New infections in rural counties climbed 60% last week to a total of 46,141. The rate of new infections has more than tripled since the last week of June.
The number of Covid-related deaths recorded in rural counties last week declined by 11 to 343.
The rate of new infections was virtually identical in rural and metropolitan counties last week, 100 new cases per 100,000 in rural counties vs. 104 new cases per 100,000 in metropolitan counties.
This week’s analysis covers Sunday, July 15, through Saturday, July 24. The data is from USA Facts.
An Increase in Red-Zone Counties
The map above highlights “red-zone” counties – localities where new infections total at least 100 new cases for every 100,000 in population over one week. The White House Coronavirus Response Group recommends that counties in the red zone take additional steps to contain the virus.
- The growth in new infections is climbing fastest in the Deep South and in states adjacent to Missouri and Arkansas, the epicenter of the resurgence caused by the delta variant of the coronavirus.
- Mississippi had a four-fold increase in red-zone counties last week, climbing from 15 to 67. Forty-one of the new red-zone counties were in rural areas.

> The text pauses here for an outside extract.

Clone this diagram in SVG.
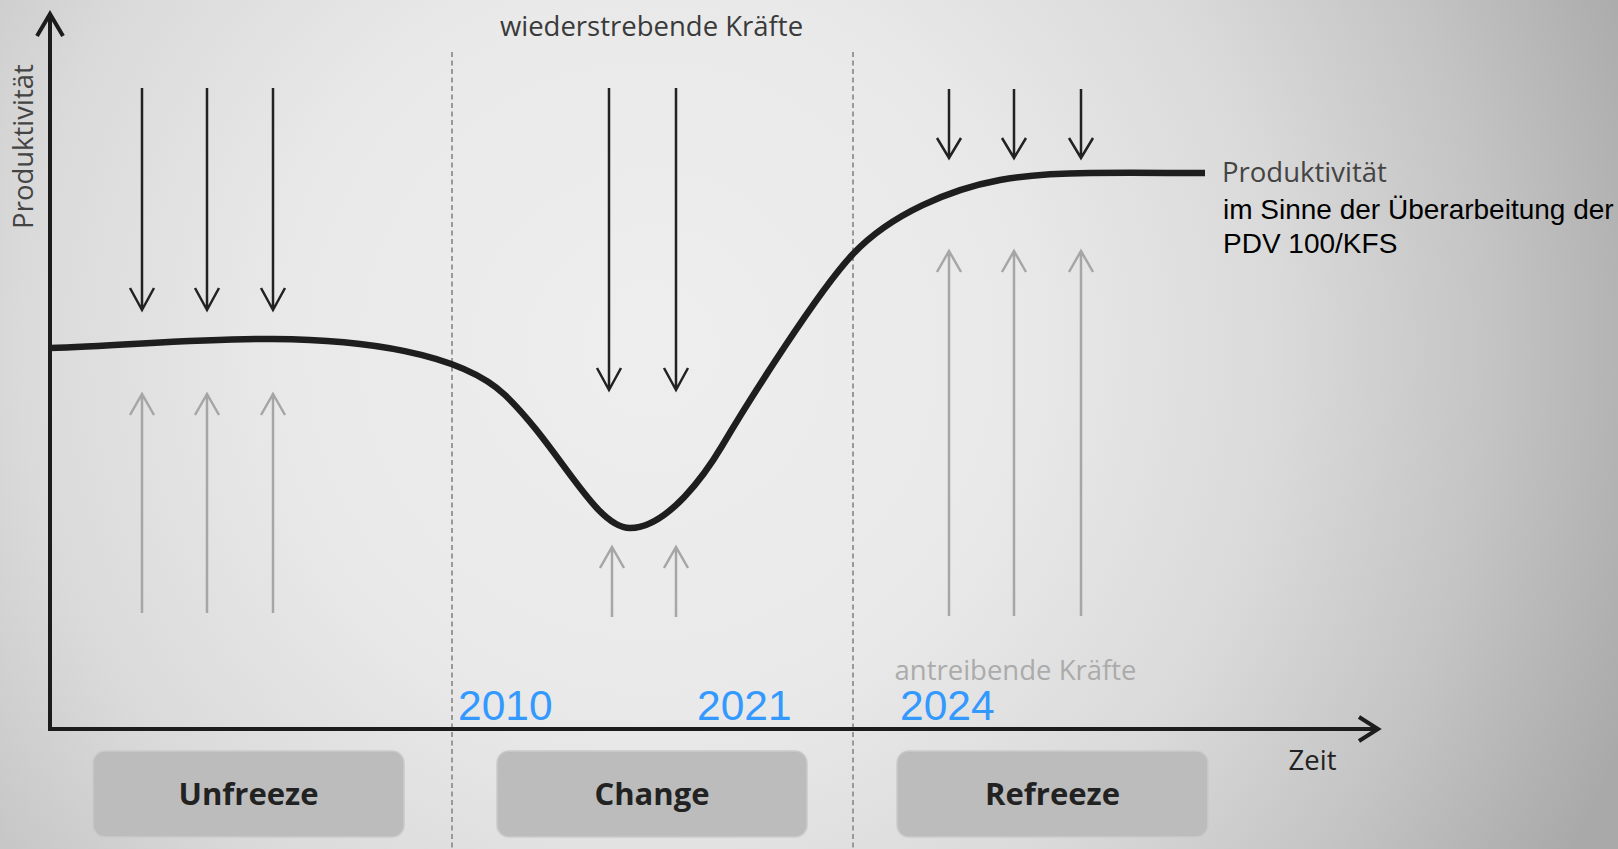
<svg xmlns="http://www.w3.org/2000/svg" width="1618" height="849" viewBox="0 0 1618 849">
<defs>
<radialGradient id="bg" gradientUnits="userSpaceOnUse" cx="650" cy="350" r="1050">
<stop offset="0" stop-color="#eeeeee"/>
<stop offset="0.35" stop-color="#e9e9e9"/>
<stop offset="0.6" stop-color="#dadada"/>
<stop offset="0.8" stop-color="#c4c4c4"/>
<stop offset="1" stop-color="#a9a9a9"/>
</radialGradient>
</defs>
<style>
.lbl{font-family:"Open Sans","DejaVu Sans",sans-serif;font-size:27.5px;fill:#3a3a3a}
.drive{font-family:"Open Sans","DejaVu Sans",sans-serif;font-size:27.5px;fill:#ababab}
.note{font-family:"Liberation Sans",Arial,sans-serif;font-size:28px;fill:#000}
.year{font-family:"Liberation Sans",Arial,sans-serif;font-size:42.5px;fill:#3399ff}
.phase{font-family:"Open Sans","DejaVu Sans",sans-serif;font-size:31px;font-weight:bold;fill:#222;text-anchor:middle}
.box{fill:#bcbcbc;stroke:#cacaca;stroke-width:1.5}
.axis{fill:none;stroke:#1c1c1c;stroke-width:4;stroke-linecap:butt;stroke-linejoin:miter}
.dash{stroke:#999;stroke-width:2;stroke-dasharray:5 3.5;fill:none}
.down{fill:none;stroke:#222;stroke-width:2.5;stroke-linejoin:miter}
.up{fill:none;stroke:#a6a6a6;stroke-width:2.5;stroke-linejoin:miter}
.curve{fill:none;stroke:#1e1e1e;stroke-width:6.5}
</style>
<rect x="0" y="0" width="1618" height="849" fill="url(#bg)"/>

<g id="dividers">
<line class="dash" x1="452" y1="52" x2="452" y2="849"/>
<line class="dash" x1="853" y1="52" x2="853" y2="849"/>
</g>

<g id="axes">
<path class="axis" d="M50,729 V16"/>
<polyline class="axis" points="37,36 50,14 63,36"/>
<path class="axis" d="M48,729 H1376"/>
<polyline class="axis" points="1359,717 1378,729 1359,741"/>
<text class="lbl" transform="translate(33,146.5) rotate(-90)" text-anchor="middle" style="fill:#444">Produktivität</text>
<text class="lbl" x="1312.5" y="770" text-anchor="middle" style="fill:#222">Zeit</text>
</g>

<g id="connectors">
<g id="resisting-forces">
<path class="down" d="M142,88 V309 M130,288 L142,310 L154,288"/>
<path class="down" d="M207,88 V309 M195,288 L207,310 L219,288"/>
<path class="down" d="M273,88 V309 M261,288 L273,310 L285,288"/>
<path class="down" d="M609,88 V389 M597,368 L609,390 L621,368"/>
<path class="down" d="M676,88 V389 M664,368 L676,390 L688,368"/>
<path class="down" d="M949,89 V157 M937,138 L949,158 L961,138"/>
<path class="down" d="M1014,89 V157 M1002,138 L1014,158 L1026,138"/>
<path class="down" d="M1081,89 V157 M1069,138 L1081,158 L1093,138"/>
</g>
<g id="driving-forces">
<path class="up" d="M142,613 V395 M130,415 L142,394 L154,415"/>
<path class="up" d="M207,613 V395 M195,415 L207,394 L219,415"/>
<path class="up" d="M273,613 V395 M261,415 L273,394 L285,415"/>
<path class="up" d="M612,617 V548 M600,568 L612,547 L624,568"/>
<path class="up" d="M676,617 V548 M664,568 L676,547 L688,568"/>
<path class="up" d="M949,616 V252 M937,272 L949,251 L961,272"/>
<path class="up" d="M1014,616 V252 M1002,272 L1014,251 L1026,272"/>
<path class="up" d="M1081,616 V252 M1069,272 L1081,251 L1093,272"/>
</g>
</g>

<g id="productivity-curve">
<path class="curve" d="M50,348 C124.4,345.8 198.6,338.3 273,339 C360,339.6 460,352 505,395 C560,448 595,528 630,528 C668,528 706.7,471.8 722,446 C747.5,403 818,291 853,254 C890.7,214 950.8,189 1000,180 C1029.6,174.6 1060,173.3 1090,173 C1129,172.6 1168,173 1205,173"/>
</g>

<g id="titles">
<text class="lbl" x="651.5" y="36" text-anchor="middle">wiederstrebende Kräfte</text>
<text class="drive" x="1015.5" y="680" text-anchor="middle">antreibende Kräfte</text>
</g>

<g id="curve-label">
<text class="lbl" x="1222" y="182" style="fill:#444">Produktivität</text>
<text class="note" x="1223" y="219">im Sinne der Überarbeitung der</text>
<text class="note" x="1223" y="253">PDV 100/KFS</text>
</g>

<g id="years">
<text class="year" x="458" y="720">2010</text>
<text class="year" x="697" y="720">2021</text>
<text class="year" x="900" y="720">2024</text>
</g>

<g id="unfreeze">
<rect class="box" x="93" y="751" width="311" height="86" rx="12"/>
<text class="phase" x="248.5" y="805">Unfreeze</text>
</g>
<g id="change">
<rect class="box" x="497" y="751" width="310" height="86" rx="12"/>
<text class="phase" x="652" y="805">Change</text>
</g>
<g id="refreeze">
<rect class="box" x="897" y="751" width="311" height="86" rx="12"/>
<text class="phase" x="1052.5" y="805">Refreeze</text>
</g>
</svg>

Nearly 80% of Mississippi’s 65 rural counties are in the red zone. Just one month ago, Mississippi had no red-zone counties.
- Alabama’s red-zone counties jumped from 20 two weeks ago to 54 last week. Nearly 80% of the state’s 38 rural counties are on the red-zone list.
- The number of red-zone counties in Texas more than doubled, from 59 two weeks ago to 137 last week.
- All but one of Arkansas’ 75 counties is in the red zone.
- Other states seeing significant increases in red-zone counties were Kentucky (from 21 red-zone counties two weeks ago to 56 red-zone counties last week), Kansas (from 30 to 45 red-zone counties), Tennessee (from one to 33 red-zone counties), Oklahoma (from 11 to 32 red-zone counties), and Illinois (from 26 to 39 red-zone counties).
Iowa, with Higher Vaccination Rate, Resists Surge
- To the north of Missouri, Iowa saw a decline in red-zone counties, from 13 two weeks ago to five last week. In the latest Daily Yonder vaccination analysis, Iowa ranked 15th in its rural vaccination rate (43.8% of the population completely vaccinated). Missouri ranked 42nd (27.7%).
- Arkansas, where the rate of new rural infections doubled last week, ranked 41st for rural vaccinations (29.5%)
- Other states in the region with below-average rural vaccination rates and large numbers of red-zone counties were Louisiana (27.1% of rural population fully vaccinated), Tennessee (30.6%), Florida (31%), Oklahoma (31.8%), Mississippi (32.2%), Texas (32.2%), Kansas (35.2%).